Jak to? A miały być wyłącznie wizyty na stadionach, kibicowanie na meczach, no – ewentualnie – zwiedzanie Kremla. Ups… I co teraz z tym fantem zrobić? Panie małżonki i przyjaciółki kibiców mogą się poczuć nieco zaniepokojone. To prawda, że już w chwilę po tym, jak fragmenty owego poradnika trafiły do mediów, kontrowersyjny rozdział usunięto, ale… Może postanowiono uzupełnić go o porady – w tym względzie – dla kibicek? Cha! Cha! Cha!

Wprawdzie jak równouprawnienie, to równouprawnienie, ale żarty jednak na stronę. Przecież nie od dziś wiadomo, że futbol jest najukochańszym sportem wszystkich stuprocentowych mężczyzn, i to na całym świecie, panie zaś stanowią bardzo niewielki odsetek kibicowskich rzesz. To takie męskie hobby, a piłka kopana jest prawdziwą i największą miłością menów. No i panie mają teraz niezły orzech do zgryzienia. Czy jednak, tak na wszelki wypadek, z szanownym małżonkiem na te mistrzostwa nie pojechać? Bo to przecież nigdy nic nie wiadomo i lepiej na wszystko oko mieć. Coś mi się wydaje, że owa wpadka bardzo więc przyczynić się może do spopularyzowania futbolu wśród płci pięknej.

A może to był taki fortel, który – bardzo prawdopodobne – udać się może. No a autor tej osławionej już części poradnika bardzo pięknie i mądrze radził. Pisał, że panowie mają być czysto i schludnie ubrani, no i oczywiście szarmanccy. Każda kobieta taką właśnie radę mężczyźnie by dała, bo sama by chciała, aby tak było.
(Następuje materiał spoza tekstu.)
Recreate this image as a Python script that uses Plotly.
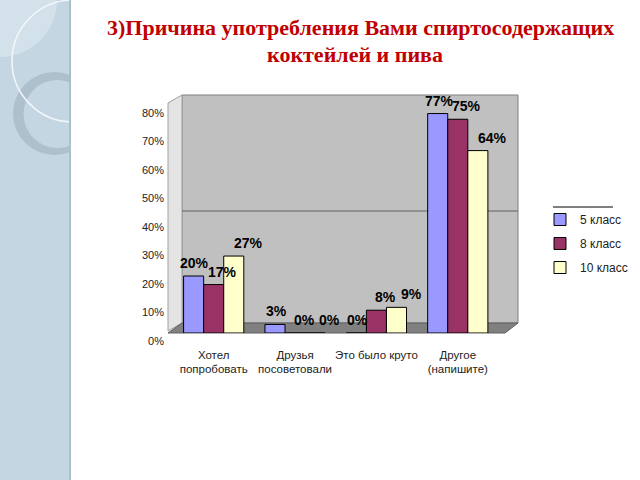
import plotly.graph_objects as go

categories = ["Хотел<br>попробовать", "Друзья<br>посоветовали", "Это было круто", "Другое<br>(напишите)"]
series_names = ["5 класс", "8 класс", "10 класс"]
grade5 = [20, 3, 0, 77]
grade8 = [17, 0, 8, 75]
grade10 = [27, 0, 9, 64]
y_ticks = [0, 10, 20, 30, 40, 50, 60, 70, 80]
y_tick_labels = [f"{v}%" for v in y_ticks]

colors = ["#9999ff", "#993366", "#ffffcc"]

# plot area in page pixels
L, R, T, B = 173, 509, 105, 333


def px(x):
    return (x - L) / (R - L)


def py(y):
    return (B - y) / (B - T)


fig = go.Figure()
for name, vals, col in zip(series_names, [grade5, grade8, grade10], colors):
    fig.add_trace(go.Bar(
        x=categories, y=vals, name=name, legendgroup=name,
        marker=dict(color=col, line=dict(color="#000000", width=1)),
        cliponaxis=False, hoverinfo="skip",
    ))

# value labels, nudged right like the 3d excel labels
bar_w = (R - L) / 4 * 0.74 / 3
label_shift = [2, 9, 14]
annotations = []
for i, vals in enumerate([grade5, grade8, grade10]):
    for cat, v in zip(categories, vals):
        annotations.append(dict(
            x=cat, y=v, text=f"{v}%", showarrow=False, yanchor="bottom",
            xshift=(i - 1) * bar_w + label_shift[i], yshift=3,
            font=dict(family="Liberation Sans, Arial", size=14, color="#000000", weight="bold"),
        ))

title_font = dict(family="Liberation Serif, Times New Roman", size=22, color="#c00000")
annotations.append(dict(
    text="<b>3)Причина употребления Вами спиртосодержащих</b>",
    xref="paper", yref="paper", x=px(360), y=py(28), xanchor="center", yanchor="middle",
    showarrow=False, font=title_font,
))
annotations.append(dict(
    text="<b>коктейлей и пива</b>",
    xref="paper", yref="paper", x=px(355), y=py(54), xanchor="center", yanchor="middle",
    showarrow=False, font=title_font,
))


def circle(cx, cy, r, fill=None, line=None):
    return dict(type="circle", xref="paper", yref="paper", layer="below",
                x0=px(cx - r), x1=px(cx + r), y0=py(cy + r), y1=py(cy - r),
                fillcolor=fill or "rgba(0,0,0,0)",
                line=line or dict(width=0))


# decorative pieces: slide strip, 3d wall/floor, legend rule
shapes = [
    dict(type="rect", xref="paper", yref="paper", layer="below",
         x0=px(0), x1=px(70), y0=py(480), y1=py(0),
         fillcolor="#c3d6e2", line=dict(width=0)),
    circle(0, 0, 57, fill="#d3e1ea"),
    circle(54.5, 113.5, 41.5, fill="#adc0cc"),
    circle(57.5, 114, 34, fill="#c3d6e2"),
    circle(73, 61, 61, line=dict(color="#f2f7fa", width=1.5)),
    dict(type="rect", xref="paper", yref="paper", layer="below",
         x0=px(70), x1=px(166), y0=py(220), y1=py(0),
         fillcolor="#ffffff", line=dict(width=0)),
    dict(type="rect", xref="paper", yref="paper", layer="below",
         x0=px(69), x1=px(71), y0=py(480), y1=py(0),
         fillcolor="#a9bfcc", line=dict(width=0)),
    dict(type="path", xref="paper", yref="paper", layer="below",
         path=f"M {px(182)} {py(323)} L {px(518)} {py(323)} L {px(518)} {py(95)} L {px(182)} {py(95)} Z",
         fillcolor="#c0c0c0", line=dict(color="#808080", width=1)),
    dict(type="path", xref="paper", yref="paper", layer="below",
         path=f"M {px(168)} {py(331)} L {px(168)} {py(103)} L {px(182)} {py(95)} L {px(182)} {py(323)} Z",
         fillcolor="#e4e4e4", line=dict(color="#a0a0a0", width=1)),
    dict(type="path", xref="paper", yref="paper", layer="below",
         path=f"M {px(168)} {py(333)} L {px(505)} {py(333)} L {px(518)} {py(323)} L {px(182)} {py(323)} Z",
         fillcolor="#808080", line=dict(color="#606060", width=1)),
    dict(type="line", xref="paper", yref="paper", layer="below",
         x0=px(182), x1=px(518), y0=py(211), y1=py(211), line=dict(color="#606060", width=1)),
    dict(type="line", xref="paper", yref="paper",
         x0=px(553), x1=px(613), y0=py(207), y1=py(207), line=dict(color="#000000", width=1)),
]

fig.update_layout(
    width=640, height=480,
    margin=dict(l=L, r=640 - R, t=T, b=480 - B, autoexpand=False),
    paper_bgcolor="#ffffff", plot_bgcolor="rgba(0,0,0,0)",
    barmode="group", bargap=0.26, bargroupgap=0,
    font=dict(family="Liberation Sans, Arial", size=11, color="#222222"),
    showlegend=True,
    legend=dict(x=px(540), y=py(205), xanchor="left", yanchor="top", itemwidth=30,
                font=dict(size=12, color="#222222"), tracegroupgap=5,
                bgcolor="rgba(0,0,0,0)"),
    shapes=shapes,
    annotations=annotations,
)
fig.update_xaxes(showline=False, showgrid=False, ticks="", tickangle=0,
                 tickfont=dict(size=11.5), ticklabelstandoff=13)
fig.update_yaxes(range=[0, 80], tickvals=y_ticks, ticktext=y_tick_labels, showgrid=False,
                 zeroline=False, showline=False, ticklabelshift=8, ticklabelstandoff=8,
                 tickfont=dict(size=11))

fig.write_html("out.html", config={"displayModeBar": False},
               post_script="document.body.style.margin='0';")
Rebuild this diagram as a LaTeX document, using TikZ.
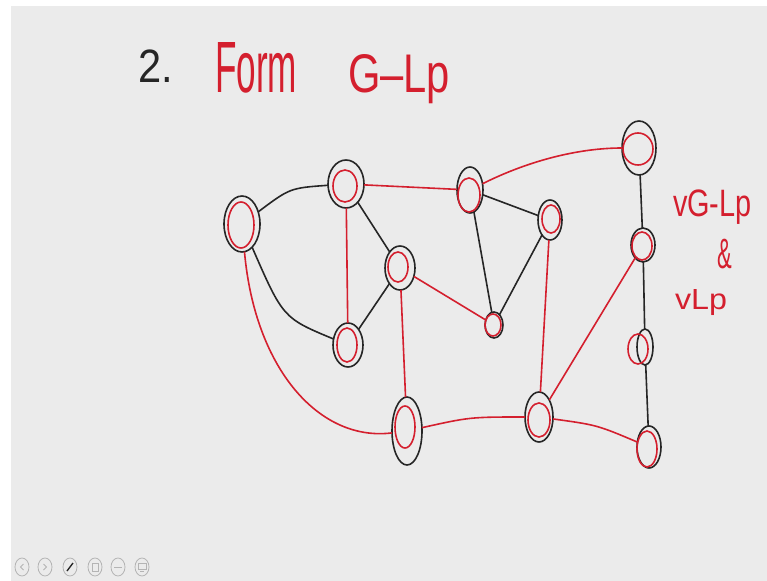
\documentclass[tikz,border=0pt]{standalone}
\usepackage{fontspec}
\usepackage{graphicx}
\setmainfont{Liberation Sans}
\usetikzlibrary{shapes.geometric}
\definecolor{bg}{HTML}{EBEBEB}
\definecolor{ink}{HTML}{262626}
\definecolor{rink}{HTML}{D41F2E}
\definecolor{icon}{HTML}{B4B4B4}
\newcommand\vtx[9]{%
  \node[vout, minimum width=#4*1.5pt, minimum height=#5*1.5pt] (#1) at (#2,#3) {};
  \draw[vin, shift={(#2,#3)}] (#8,#9) ellipse [x radius=#6, y radius=#7];
}
\begin{document}
\begin{tikzpicture}[x=0.75pt,y=-0.75pt,
  vout/.style={draw=ink, line width=1.2pt, ellipse, inner sep=0pt, outer sep=0pt},
  vin/.style={draw=rink, line width=1.2pt},
  bl/.style={draw=ink, line width=1.2pt},
  rd/.style={draw=rink, line width=1.2pt},
  txt/.style={inner sep=0pt, outer sep=0pt, anchor=base west},
  ic/.style={draw=icon, line width=0.6pt, ellipse, minimum width=10.5pt, minimum height=13.5pt, inner sep=0pt}
]
\fill[white] (0,0) rectangle (767,581);
\fill[bg] (11,6) rectangle (767,581);
\useasboundingbox (0,0) rectangle (767,581);

% title
\node[txt, text=ink] (t2) at (138,83) {\resizebox{26pt}{24.5pt}{2.}};
\node[txt, text=rink] (tform) at (215,93) {\resizebox{61.5pt}{37.5pt}{Form}};
\node[txt, text=rink] (tglp) at (348,93) {\resizebox{76.5pt}{28.5pt}{G–Lp}};

% side note
\node[txt, text=rink] (n1) at (673,216) {\resizebox{59pt}{20pt}{vG-Lp}};
\node[txt, text=rink] (n2) at (717,268) {\resizebox{11pt}{22pt}{\&}};
\node[txt, text=rink] (n3) at (675,309) {\resizebox{39pt}{15pt}{vLp}};

% vertices
\vtx{A}{242}{224}{18}{28}{13}{23}{-1}{1}
\vtx{B}{346}{184}{18}{24}{12}{16}{-1}{2}
\vtx{C}{400}{268}{15}{22}{10}{15}{-2}{-1}
\vtx{D}{348}{345}{15}{22}{10}{17}{-1}{0}
\vtx{E}{470}{190}{13}{23}{11}{17}{-1}{5}
\vtx{F}{550}{220}{12}{20}{9}{14}{1}{-1}
\vtx{G}{494}{325}{9}{13}{8}{11}{-1}{0}
\vtx{H}{407}{431}{15}{34}{10}{21}{-2}{-4}
\vtx{I}{539}{417}{14}{25}{11}{17}{0}{3}
\vtx{J}{639}{148}{17}{27}{15}{16}{-1}{1}
\vtx{K}{643}{245}{12}{17}{10}{14}{-1}{1}
\vtx{L}{645}{347}{8}{18}{10}{15}{-7}{2}
\vtx{M}{649}{447}{12}{21}{10}{18}{-2}{2}

% black edges
\draw[bl] (A) .. controls (290,188) .. (B);
\draw[bl] (A) .. controls (283,318) .. (D);
\draw[bl] (B) -- (C);
\draw[bl] (C) -- (D);
\draw[bl] (E) -- (F);
\draw[bl] (E) -- (G);
\draw[bl] (F) -- (G);
\draw[bl] (J) -- (K);
\draw[bl] (K) -- (L);
\draw[bl] (L) -- (M);

% red edges
\draw[rd] (B) -- (E);
\draw[rd] (B) -- (D);
\draw[rd] (C) -- (G);
\draw[rd] (C) -- (H);
\draw[rd] (A) .. controls (255,370) and (320,442) .. (H);
\draw[rd] (E) .. controls (530,160) and (580,148) .. (J);
\draw[rd] (F) -- (I);
\draw[rd] (H) .. controls (470,417) .. (I);
\draw[rd] (I) -- (K);
\draw[rd] (I) .. controls (597,425) .. (M);

% toolbar icons
\node[ic] (ic1) at (22,567) {};
\node[ic] (ic2) at (45,567) {};
\node[ic] (ic3) at (70,567) {};
\node[ic] (ic4) at (95,567) {};
\node[ic] (ic5) at (118,567) {};
\node[ic] (ic6) at (142,567) {};
\draw[icon, line width=0.6pt] (23.5,564) -- (20.5,567) -- (23.5,570);
\draw[icon, line width=0.6pt] (43.5,564) -- (46.5,567) -- (43.5,570);
\draw[ink, line width=1pt] (67,571) -- (73,563);
\draw[icon, line width=0.6pt] (92,563) rectangle (98,571);
\draw[icon, line width=0.6pt] (114,567) -- (122,567);
\draw[icon, line width=0.6pt] (138,563) rectangle (146,569) (140,571) -- (144,571);
\end{tikzpicture}
\end{document}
Bardzo więc możliwe, że jednak jakaś przedstawicielka płci pięknej za tym wszystkim stała, a ów rozdział był bardzo przemyślaną i perfidną prowokacją. Zwłaszcza, że autorzy owego poradnika strasznie mocno idą w zaparte i zaklinają się, że to tylko jedna z osób opracowujących ów feralny fragment gafę popełniła, a teraz oni wszyscy oczami świecą.

Ja, na szczęście, żadnych dylematów z tym związanych mieć nie muszę. Mój stary – tradycyjnie – przed telewizorem zasiądzie, aby Orłów naszych do boju zagrzewać. A tam to ja już go sobie przypilnuję.